ARTIST OVERVIEW
Marc Trujillo (b. 1966–) is an urban landscape painter who depicts the big box retail stores, self-service gas stations, and fast-food chains that make up a large portion of the urban environment. Free of political or moral overtones, these works function both as modern North American genre scenes (much like the 17th–century Dutch genre scenes of marketplaces, courtyards, and flower stalls) and as painterly meditations on color, light, and form.
According to art historian Andrew Forge, in Trujillo's paintings "time is rescued, transformed from loss to duration [and] absence is given presence."1 All of the places Trujillo depicts contribute to the increasingly fast-paced world in which we live, where attention spans have diminished beyond the point of no return. Trujillo, however, subverts this freneticism by capturing it in an objective, but highly aesthetic manner, that allows the viewer to experience an alternative reality present in such quotidian locales.
Although based on direct observation, Trujillo's paintings are completely synthetic and rigorously structured.
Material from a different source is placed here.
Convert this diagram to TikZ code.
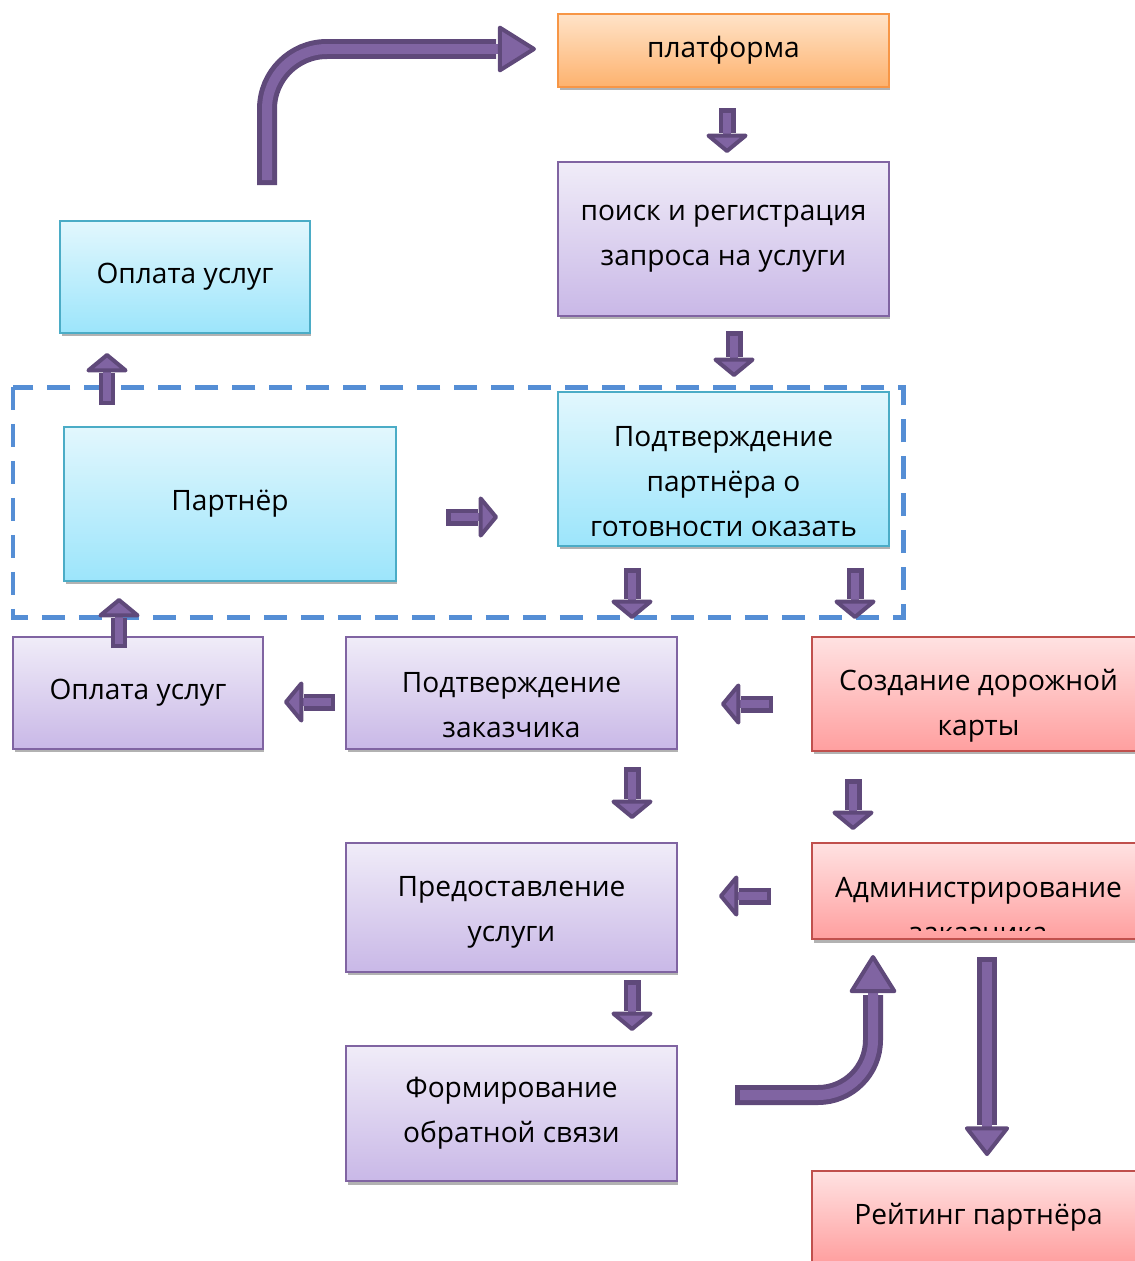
\documentclass[tikz,border=0pt]{standalone}
\usepackage{fontspec}
\setmainfont{Open Sans}
\usetikzlibrary{arrows.meta,shadows,positioning}

\definecolor{arrowfill}{HTML}{8064A2}
\definecolor{arrowdark}{HTML}{5F497A}
\definecolor{framecol}{HTML}{558ED5}
\definecolor{purpleline}{HTML}{8064A2}
\definecolor{purpletop}{HTML}{F0ECF8}
\definecolor{purplebot}{HTML}{C9B8E7}
\definecolor{cyanline}{HTML}{4BACC6}
\definecolor{cyantop}{HTML}{E2F7FD}
\definecolor{cyanbot}{HTML}{9CE5FB}
\definecolor{redline}{HTML}{C0504D}
\definecolor{redtop}{HTML}{FFE2E2}
\definecolor{redbot}{HTML}{FF9F9F}
\definecolor{orangeline}{HTML}{F79646}
\definecolor{orangetop}{HTML}{FFE3C8}
\definecolor{orangebot}{HTML}{FDB26E}

\tikzset{
	box/.style={draw, rectangle, line width=0.03cm, align=center, inner sep=0pt,
		font=\fontsize{16}{25.6}\selectfont,
		drop shadow={shadow xshift=0.03cm, shadow yshift=-0.07cm, opacity=0.3, fill=black}},
	boxtext/.style={align=center, inner sep=0pt, font=\fontsize{16}{25.6}\selectfont},
	purplebox/.style={box, draw=purpleline, top color=purpletop, bottom color=purplebot},
	cyanbox/.style={box, draw=cyanline, top color=cyantop, bottom color=cyanbot},
	redbox/.style={box, draw=redline, top color=redtop, bottom color=redbot},
	orangebox/.style={box, draw=orangeline, top color=orangetop, bottom color=orangebot},
	frame/.style={draw=framecol, line width=0.1cm, dash pattern=on 0.46cm off 0.28cm},
	blockarr/.style={line width=0.16cm, draw=arrowfill, shorten <=0.09cm,
		-{Triangle[width=0.95cm, length=0.4cm, line width=0.08cm 0, round, color=arrowdark, fill=arrowfill]},
		preaction={draw=arrowdark, line width=0.34cm, arrows=-, shorten <=0cm, shorten >=0.4cm}},
	bigarr/.style={line width=0.2cm, draw=arrowfill, shorten <=0.1cm, rounded corners=1.2cm,
		-{Triangle[width=0.98cm, length=0.8cm, line width=0.08cm 0, round, color=arrowdark, fill=arrowfill]},
		preaction={draw=arrowdark, line width=0.4cm, arrows=-, shorten <=0cm, shorten >=0.8cm}},
	longarr/.style={line width=0.2cm, draw=arrowfill, shorten <=0.1cm,
		-{Triangle[width=0.95cm, length=0.62cm, line width=0.08cm 0, round, color=arrowdark, fill=arrowfill]},
		preaction={draw=arrowdark, line width=0.4cm, arrows=-, shorten <=0cm, shorten >=0.62cm}},
}

\begin{document}
\begin{tikzpicture}[x=0.02cm, y=-0.02cm]
	\useasboundingbox (0,0) rectangle (1134,1261);
	%Dashed frame round the partner part
	\draw[frame] (13,387) rectangle (903,617);
	%Boxes
	\node[orangebox, minimum width=6.62cm, minimum height=1.46cm] (plat) at (723.5,50.5) {платформа};
	\node[purplebox, minimum width=6.62cm, minimum height=3.08cm] (search) at (723.5,239) {поиск и регистрация\\запроса на услуги};
	\node[cyanbox, minimum width=5cm, minimum height=2.24cm] (paytop) at (185,277) {Оплата услуг};
	\node[cyanbox, minimum width=6.64cm, minimum height=3.08cm] (partner) at (230,504) {Партнёр};
	\node[cyanbox, minimum width=6.62cm, minimum height=3.08cm] (confp) at (723.5,469) {};
	\begin{scope}
		\clip (confp.north west) rectangle ([yshift=0.22cm]confp.south east);
		\node[boxtext] (confptext) at (723.5,482) {Подтверждение\\партнёра о\\готовности оказать};
	\end{scope}
	\node[purplebox, minimum width=5cm, minimum height=2.24cm] (paybot) at (138,693) {Оплата услуг};
	\node[purplebox, minimum width=6.62cm, minimum height=2.24cm] (confc) at (511.5,693) {};
	\node[boxtext] (confctext) at (511.5,705) {Подтверждение\\заказчика};
	\node[redbox, minimum width=6.66cm, minimum height=2.28cm] (road) at (978.5,694) {};
	\node[boxtext] (roadtext) at (978.5,706) {Создание дорожной\\карты};
	\node[purplebox, minimum width=6.62cm, minimum height=2.58cm] (serv) at (511.5,907.5) {};
	\node[boxtext] (servtext) at (511.5,912) {Предоставление\\услуги};
	\node[redbox, minimum width=6.66cm, minimum height=1.92cm] (admin) at (978.5,891) {};
	\begin{scope}
		\clip (admin.north west) rectangle ([yshift=0.18cm]admin.south east);
		\node[boxtext] (admintext) at (978.5,910.5) {Администрирование\\заказчика};
	\end{scope}
	\node[purplebox, minimum width=6.62cm, minimum height=2.7cm] (feed) at (511.5,1113.5) {Формирование\\обратной связи};
	\node[redbox, minimum width=6.66cm, minimum height=1.84cm] (rate) at (978.5,1217) {Рейтинг партнёра};
	%Ends of the small block arrows
	\coordinate (a1s) at (727,108);  \coordinate (a1e) at (727,153);
	\coordinate (a2s) at (734,331);  \coordinate (a2e) at (734,377);
	\coordinate (a3s) at (107,405);  \coordinate (a3e) at (107,353);
	\coordinate (a4s) at (446,517);  \coordinate (a4e) at (498,517);
	\coordinate (a5s) at (632,568);  \coordinate (a5e) at (632,619);
	\coordinate (a6s) at (855,568);  \coordinate (a6e) at (855,619);
	\coordinate (a7s) at (119,648);  \coordinate (a7e) at (119,598);
	\coordinate (a8s) at (335,702);  \coordinate (a8e) at (284,702);
	\coordinate (a9s) at (773,704);  \coordinate (a9e) at (721,704);
	\coordinate (a10s) at (632,767); \coordinate (a10e) at (632,819);
	\coordinate (a11s) at (853,779); \coordinate (a11e) at (853,830);
	\coordinate (a12s) at (771,896); \coordinate (a12e) at (719,896);
	\coordinate (a13s) at (632,980); \coordinate (a13e) at (632,1031);
	\foreach \i in {1,...,13} {
		\draw[blockarr] (a\i s) -- (a\i e);
	}
	%Long arrow down to the rating
	\coordinate (rates) at (987,957);
	\coordinate (ratee) at (987,1156);
	\draw[longarr] (rates) -- (ratee);
	%Curved arrows
	\coordinate (pays) at (267,185);
	\coordinate (plate) at (536,49);
	\draw[bigarr] (pays) |- (plate);
	\coordinate (feeds) at (735,1095);
	\coordinate (admine) at (873,955);
	\draw[bigarr, rounded corners=1.1cm] (feeds) -| (admine);
\end{tikzpicture}
\end{document}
While the places depicted are nominally in the Los Angeles area, they are in actuality generic environments that are familiar to most Americans. From these boxy, cookie-cutter industrial building designs, Trujillo builds compositions based on complicated arrays of angled planes and radial lines that recede into deep space.2 The depiction of light, both artificial and natural, is handled with extreme care as is the overall color balance within each painting.
Marc Trujillo exhibits nationally on both coasts and is the recipient of numerous awards and fellowships, including a 2008 Guggenheim Fellowship, the 2008 Rosenthal Family Foundation Award in Painting from the American Academy of Arts and Letters, and a 2001 Louis Comfort Tiffany Foundation Award. The artist grew up in Albuquerque, NM, and currently resides in Los Angeles.
1. Andrew Forge, in Marc Trujillo (San Francisco: Hackett-Freedman Gallery, 1988)
2. David Pagel, "The Plainness of Plain Things," Recent Paintings by Marc Trujillo. (San Francisco: Hackett-Freedman Gallery, 2003).